Abstract
Off bottom plugs are set in both well drilling (kick-off plugs) and in well decommissioning (abandonment plugs). In both cases a dense fluid (cement slurry) is placed over less dense well-bore fluids. In the case of kick-off plugs, viscous pills are commonly used, which can help stabilize this mechanically unstable situation. Abandonment plugs however are often set on top of the freshwater that is used to clean the well prior to abandonment. This is the current practice for many wells in Northwestern Canada.
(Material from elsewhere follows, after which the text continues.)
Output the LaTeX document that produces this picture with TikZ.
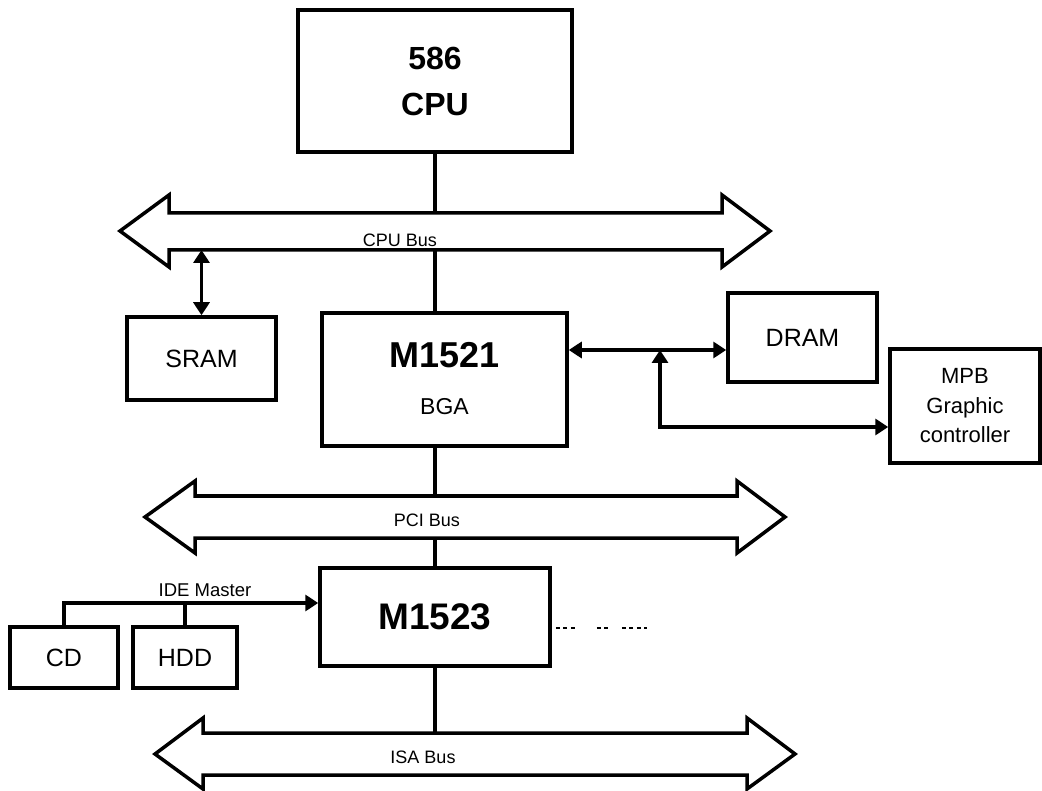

It is a mystery how such cement plugs are able to stay in place for a time sufficient for the cement to thicken and hydrate, but field evidence suggests they do.
In this paper we explore the mechanically unstable scenario of a heavy yield-stress fluid placed on top of a less dense Newtonian fluid in a cylindrical pipe, dimensionally scaled to represent an off-bottom plug. We present details of the experimental setup and its calibration. We then explore the buoyancy-driven exchange flows that occur in transitional parametric regimes between flow and no-flow states, by using both computer modelling and physical experimentation. 3D numerical simulation, using a Volume of fluid method, is carried out to capture the interface between the fluids. The 3D model provides us with a more detailed analysis of the concentration and velocity profiles, along with comparisons to snapshots of the experimental results. The aim is to explore the phenomenology of these unstable flows and be able to estimate timescales of the destabilization. Preliminary results are presented.